### Set problem:
Locate each line below that includes "React" and reproduce it.

### Records from a dataset:

►

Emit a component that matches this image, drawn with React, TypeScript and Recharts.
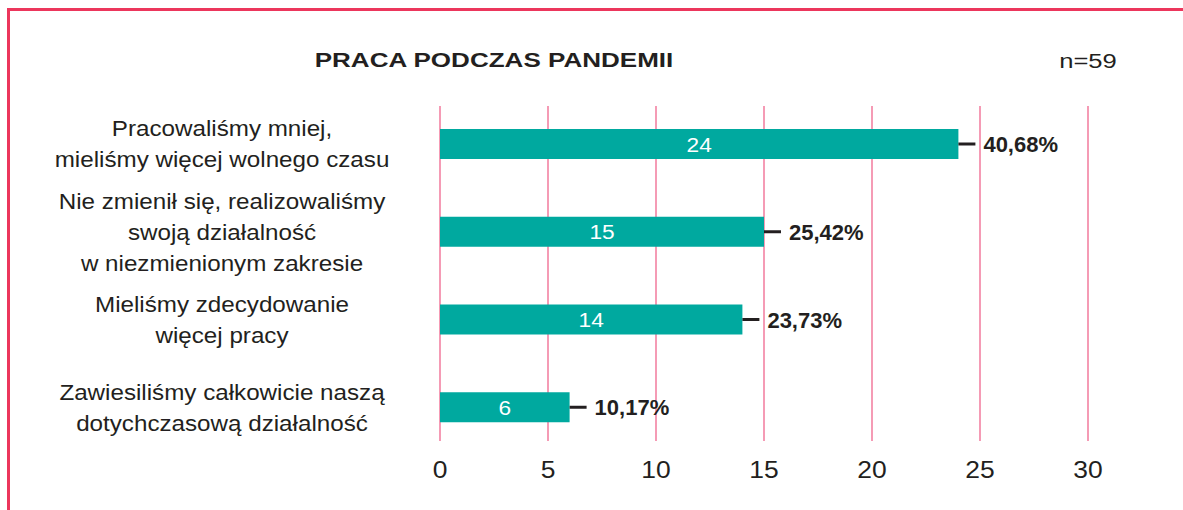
import React from "react";
import { BarChart, Bar, XAxis, YAxis, CartesianGrid, LabelList } from "recharts";

const categories: string[][] = [
  ["Pracowaliśmy mniej,", "mieliśmy więcej wolnego czasu"],
  ["Nie zmienił się, realizowaliśmy", "swoją działalność", "w niezmienionym zakresie"],
  ["Mieliśmy zdecydowanie", "więcej pracy"],
  ["Zawiesiliśmy całkowicie naszą", "dotychczasową działalność"],
];
const counts = [24, 15, 14, 6];
const percentLabels = ["40,68%", "25,42%", "23,73%", "10,17%"];
const xTicks = [0, 5, 10, 15, 20, 25, 30];
const title = "PRACA PODCZAS PANDEMII";
const sampleLabel = "n=59";

const data = categories.map((lines, i) => ({
  name: lines.join("\n"),
  value: counts[i],
  pct: percentLabels[i],
}));

const FONT = "'Liberation Sans', Arial, Helvetica, sans-serif";
const TEXT = "#231F20";
const TEAL = "#00A99F";
const PINK = "#F59BB5";
const RED = "#EC365C";

function SText(props: any) {
  const { x, y, sx = 1, children, ...rest } = props;
  return (
    <text
      transform={`translate(${x},${y}) scale(${sx},1)`}
      x={0}
      y={0}
      fontFamily={FONT}
      {...rest}
    >
      {children}
    </text>
  );
}

const CategoryTick = (props: any) => {
  const { y, payload } = props;
  const lines = String(payload.value).split("\n");
  const lh = 31;
  return (
    <g>
      {lines.map((l, i) => (
        <SText
          key={i}
          x={222}
          y={Number(y) + (i - (lines.length - 1) / 2) * lh + 8}
          sx={1.1}
          textAnchor="middle"
          fontSize={22}
          fill={TEXT}
        >
          {l}
        </SText>
      ))}
    </g>
  );
};

const XTick = (props: any) => {
  const { x, y, payload } = props;
  return (
    <SText x={x} y={Number(y) + 37} sx={1.15} textAnchor="middle" fontSize={23} fill={TEXT}>
      {payload.value}
    </SText>
  );
};

const ValueLabel = (props: any) => {
  const { x, y, width, height, value } = props;
  const cx = Number(x) + Number(width) / 2;
  const cy = Number(y) + Number(height) / 2;
  return (
    <SText x={cx} y={cy + 7.5} sx={1.08} textAnchor="middle" fontSize={21} fill="#ffffff">
      {value}
    </SText>
  );
};

const PctLabel = (props: any) => {
  const { x, y, width, height, value } = props;
  const ex = Number(x) + Number(width);
  const cy = Number(y) + Number(height) / 2;
  return (
    <g>
      <line x1={ex} x2={ex + 17} y1={cy} y2={cy} stroke={TEXT} strokeWidth={3} />
      <text x={ex + 25} y={cy + 8} fontFamily={FONT} fontWeight="bold" fontSize={22} fill={TEXT}>
        {value}
      </text>
    </g>
  );
};

export default function App() {
  return (
    <div
      style={{
        position: "fixed",
        left: 0,
        top: 0,
        width: 1183,
        height: 510,
        background: "#ffffff",
        overflow: "hidden",
      }}
    >
      <BarChart
        width={1183}
        height={510}
        data={data}
        layout="vertical"
        margin={{ top: 106, right: 95, bottom: 0, left: 0 }}
        barSize={30}
      >
        <CartesianGrid horizontal={false} stroke={PINK} strokeWidth={2} />
        <XAxis
          type="number"
          domain={[0, 30]}
          ticks={xTicks}
          interval={0}
          axisLine={false}
          tickLine={false}
          tickSize={0}
          tickMargin={0}
          height={69}
          tick={<XTick />}
        />
        <YAxis
          type="category"
          dataKey="name"
          width={440}
          interval={0}
          axisLine={false}
          tickLine={false}
          padding={{ top: -6, bottom: -10 }}
          tick={<CategoryTick />}
        />
        <Bar dataKey="value" fill={TEAL} isAnimationActive={false}>
          <LabelList dataKey="value" content={<ValueLabel />} />
          <LabelList dataKey="pct" content={<PctLabel />} />
        </Bar>
      </BarChart>
      <svg
        width={1183}
        height={510}
        style={{ position: "absolute", left: 0, top: 0, pointerEvents: "none" }}
      >
        <rect x={7} y={8} width={1176} height={3} fill={RED} />
        <rect x={7} y={8} width={3} height={502} fill={RED} />
        <SText x={494} y={67} sx={1.24} textAnchor="middle" fontSize={21} fontWeight="bold" fill={TEXT}>
          {title}
        </SText>
        <SText x={1088} y={68.3} sx={1.28} textAnchor="middle" fontSize={20} fill={TEXT}>
          {sampleLabel}
        </SText>
      </svg>
    </div>
  );
}
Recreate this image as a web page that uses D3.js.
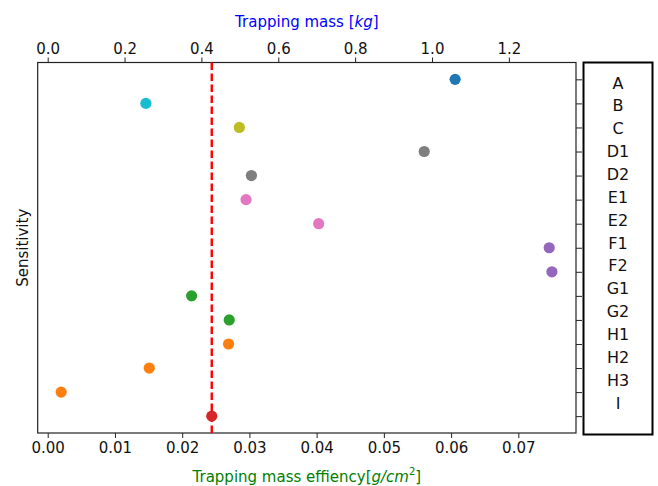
<!DOCTYPE html>
<html>
<head>
<meta charset="utf-8">
<script src="https://cdn.jsdelivr.net/npm/d3@7"></script>
<style>
  html, body { margin: 0; padding: 0; background: #fff; }
  svg { display: block; }
  text { font-family: "DejaVu Sans", sans-serif; }
</style>
</head>
<body>
<div id="chart"></div>
<script>
// Cases, in plotting order from top to bottom
const cases = ["A", "B", "C", "D1", "D2", "E1", "E2", "F1", "F2", "G1", "G2", "H1", "H2", "H3", "I"];
// Trapping mass efficiency per case [g/cm^2]
const efficiency = [0.0606, 0.0146, 0.0285, 0.0560, 0.0303, 0.0295, 0.0403, 0.0746, 0.0750,
                    0.0214, 0.0270, 0.0269, 0.0151, 0.0020, 0.0244];
// Colour group of each case
const groups = ["A", "B", "C", "D", "D", "E", "E", "F", "F", "G", "G", "H", "H", "H", "I"];
const groupNames = ["A", "B", "C", "D", "E", "F", "G", "H", "I"];
const groupColors = ["#1f77b4", "#17becf", "#bcbd22", "#7f7f7f", "#e377c2", "#9467bd", "#2ca02c", "#ff7f0e", "#d62728"];
// Reference efficiency (dashed line)
const threshold = 0.0244;
// Tick values
const effTicks = [0.00, 0.01, 0.02, 0.03, 0.04, 0.05, 0.06, 0.07];
const massTicks = [0.0, 0.2, 0.4, 0.6, 0.8, 1.0, 1.2];

const W = 658, H = 486;
const plot = { left: 37.7, right: 576, top: 62.5, bottom: 433 };
const legendBox = { left: 583.5, right: 652.5, top: 62.5, bottom: 434.5 };

const svg = d3.select("#chart").append("svg")
  .attr("width", W).attr("height", H);

const x = d3.scaleLinear().domain([-0.00149, 0.07858]).range([plot.left, plot.right]);
const xMass = d3.scaleLinear().domain([-0.026, 1.3747]).range([plot.left, plot.right]);
const y = d3.scalePoint().domain(cases).range([plot.top, plot.bottom]).padding(0.7);
const color = d3.scaleOrdinal().domain(groupNames).range(groupColors);

// Bottom axis: efficiency
const bottomAxis = svg.append("g")
  .attr("transform", `translate(0,${plot.bottom})`)
  .call(d3.axisBottom(x).tickValues(effTicks).tickFormat(d3.format(".2f")).tickSize(5).tickPadding(4));
// Top axis: mass
const topAxis = svg.append("g")
  .attr("transform", `translate(0,${plot.top})`)
  .call(d3.axisTop(xMass).tickValues(massTicks).tickFormat(d3.format(".1f")).tickSize(5).tickPadding(4));
// Right axis: one tick per case, no labels
const rightAxis = svg.append("g")
  .attr("transform", `translate(${plot.right},0)`)
  .call(d3.axisRight(y).tickSize(6).tickFormat(""));

[bottomAxis, topAxis, rightAxis].forEach(g => {
  g.select(".domain").remove();
  g.selectAll(".tick line").attr("stroke", "#222").attr("stroke-width", 1);
  g.selectAll(".tick text").attr("font-size", 15).attr("fill", "#111")
    .attr("font-family", "DejaVu Sans, sans-serif");
});

// Plot frame
svg.append("rect")
  .attr("x", plot.left).attr("y", plot.top)
  .attr("width", plot.right - plot.left).attr("height", plot.bottom - plot.top)
  .attr("fill", "none").attr("stroke", "#222").attr("stroke-width", 1.2);

// Dashed reference line
svg.append("line")
  .attr("x1", x(threshold)).attr("x2", x(threshold))
  .attr("y1", plot.top).attr("y2", plot.bottom)
  .attr("stroke", "#ff0000").attr("stroke-width", 2.4)
  .attr("stroke-dasharray", "7.5,3.5");

// Points
svg.append("g").selectAll("circle")
  .data(cases)
  .join("circle")
  .attr("cx", (d, i) => x(efficiency[i]))
  .attr("cy", d => y(d))
  .attr("r", 5.6)
  .attr("fill", (d, i) => color(groups[i]));

// Case label box
svg.append("rect")
  .attr("x", legendBox.left).attr("y", legendBox.top)
  .attr("width", legendBox.right - legendBox.left).attr("height", legendBox.bottom - legendBox.top)
  .attr("fill", "#fff").attr("stroke", "#000").attr("stroke-width", 2);

const yLabel = d3.scalePoint().domain(cases).range([83, 403]);
svg.append("g").selectAll("text")
  .data(cases)
  .join("text")
  .attr("x", (legendBox.left + legendBox.right) / 2)
  .attr("y", d => yLabel(d))
  .attr("text-anchor", "middle")
  .attr("dominant-baseline", "central")
  .attr("font-family", "Liberation Sans, Arial, sans-serif")
  .attr("font-size", 16)
  .attr("fill", "#111")
  .text(d => d);

// Axis titles
const cx = (plot.left + plot.right) / 2;
const topTitle = svg.append("text")
  .attr("x", cx).attr("y", 22)
  .attr("text-anchor", "middle").attr("dominant-baseline", "central")
  .attr("font-size", 15).attr("fill", "#0000ff");
topTitle.append("tspan").text("Trapping mass [");
topTitle.append("tspan").attr("font-style", "italic").text("kg");
topTitle.append("tspan").text("]");

const bottomTitle = svg.append("text")
  .attr("x", cx).attr("y", 477)
  .attr("text-anchor", "middle").attr("dominant-baseline", "central")
  .attr("font-size", 15).attr("fill", "#008000");
bottomTitle.append("tspan").text("Trapping mass effiency[");
bottomTitle.append("tspan").attr("font-style", "italic").text("g/cm");
bottomTitle.append("tspan").attr("font-size", 10).attr("dy", -6).text("2");
bottomTitle.append("tspan").attr("dy", 6).text("]");

svg.append("text")
  .attr("transform", `translate(23,${(plot.top + plot.bottom) / 2}) rotate(-90)`)
  .attr("text-anchor", "middle").attr("dominant-baseline", "central")
  .attr("font-size", 15).attr("fill", "#111")
  .text("Sensitivity");
</script>
</body>
</html>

◄

### Problem solution:
Emit a component that matches this image, drawn with React, TypeScript and Recharts.
import React from "react";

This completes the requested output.